EQUIPA DA ADF
No final de 2021, as autoridades do Estado de Borno, na Nigéria, começaram a registar “multidões” de desertores de dois grupos extremistas concorrentes. Os desertores pertenciam ao Boko Haram e à Província da África Ocidental do Estado Islâmico, também conhecida como ISWAP.
“Vários intervenientes no Estado de Borno concordaram em aceitar e perdoar os primeiros 3.900 combatentes do Boko Haram arrependidos que se renderam às tropas,” noticiou o jornal nigeriano Blueprint. Um brigadeiro-general reformado, Abdullah Sabi Ishaq, disse que as deserções foram resultado da utilização do “Modelo de Borno,” que começa com “o recurso ao diálogo” para persuadir os combatentes do Boko Haram e da ISWAP “a fim de deporem as armas às tropas nos vários centros de recepção e a abraçarem a paz.” As autoridades dizem que o modelo se baseia fortemente em técnicas de reabilitação, reconciliação e reintegração.
Actualmente, as autoridades da Nigéria e da Bacia do Lago Chade estão a utilizar técnicas adicionais para promover as deserções, incluindo a desmobilização dos apoiantes do terrorismo e o reforço da protecção das vítimas.
A ISWAP remonta a 2002, altura em que Muhammed Yusuf fundou o Boko Haram, um movimento islâmico no nordeste da Nigéria. Tomás F. Husted, analista de assuntos africanos, afirma que, nos últimos anos, a ISWAP, um ramo afiliado ao EI, “estabeleceu-se como a facção mais forte e um dos afiliados mais activos do EI a nível mundial.” O conflito na Bacia do Lago Chade matou dezenas de milhares de pessoas, deslocou milhões e “alimentou uma vasta crise humanitária,” segundo Husted.
Actualmente, a ISWAP luta contra um grupo extremista rival, o Jama’tu Ahlis Sunna Lidda’awati wal-Jihad, ou JAS, tanto como contra as forças governamentais. O Grupo Internacional de Crise informou em Março que, desde 2021, os antigos membros de ambas as facções perderam mais efectivos em combates entre si do que em confrontos com as forças armadas do Estado.

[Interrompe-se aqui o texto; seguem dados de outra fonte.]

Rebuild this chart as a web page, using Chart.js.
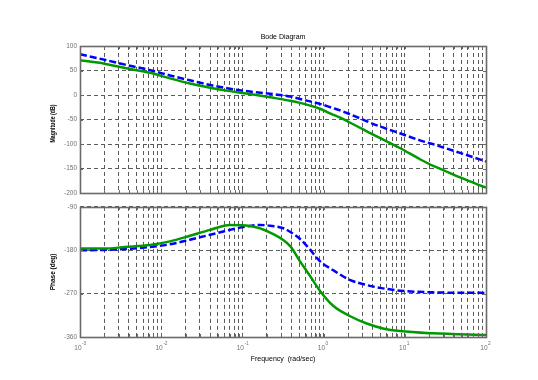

Embora fazer com que os combatentes desertem seja uma ferramenta fundamental para erradicar o extremismo violento, um estudo de 2020 publicado pela revista Frontiers in Psychology observou que “existe um consenso de que a erradicação do extremismo violento requer um investimento a longo prazo em intervenções estruturais, complexas e multifacetadas, desde a educação ao desenvolvimento social e económico.” O estudo refere que são também necessárias estratégias a curto prazo para ajudar a prevenir ou combater o extremismo violento “em períodos de tempo mais imediatos.” Essas estratégias incluem a utilização de contranarrativas que desafiem a propaganda dos grupos extremistas.
As contranarrativas podem centrar-se nas atrocidades cometidas por esses grupos e realçar os verdadeiros ensinamentos do Islão, que promove a paz e a compaixão. Os melhores transmissores de tais mensagens são os líderes religiosos locais e os antigos extremistas; ambos os grupos são amplamente considerados credíveis. Os especialistas dizem, no entanto, que essas contranarrativas devem cumprir “padrões rigorosos” em termos de exactidão e de provas. O estudo da revista de 2020 observou que as contranarrativas inexactas correm o risco de “sair pela culatra e acelerar uma maior radicalização.”
Desertar de um grupo extremista é sempre perigoso; as deserções da ISWAP são especialmente perigosas. O Instituto de Estudos de Segurança informou que, quando os combatentes da ISWAP desertam para “o lado do governo,” quase não há regresso à ISWAP “porque correm o risco de serem executados sob acusação de espionagem.”
“As abordagens do governo devem continuar a encorajar a deserção,” informou o instituto. “Mas também devem ir além da dependência de comandantes e combatentes descontentes. São necessárias estratégias que combatam o grupo em várias frentes, incluindo a interrupção do seu financiamento, o bloqueio das vias utilizadas para o recrutamento e a circulação e um plano claro e prático que possa ser apoiado por aqueles que desertam da ISWAP.”
O portal de informação humanitária ReliefWeb afirma que, durante este período crítico na Bacia do Lago Chade, as autoridades devem “melhorar e expandir os programas de apoio aos desertores.” Mas o grupo afirmou que as autoridades regionais e os parceiros externos devem continuar a tomar medidas para ajudar também os civis: “Devem alargar a assistência humanitária, em vez de a eliminarem gradualmente, desenvolvendo, ao mesmo tempo, melhores protocolos de selecção de alvos para evitar vítimas civis em ataques aéreos.”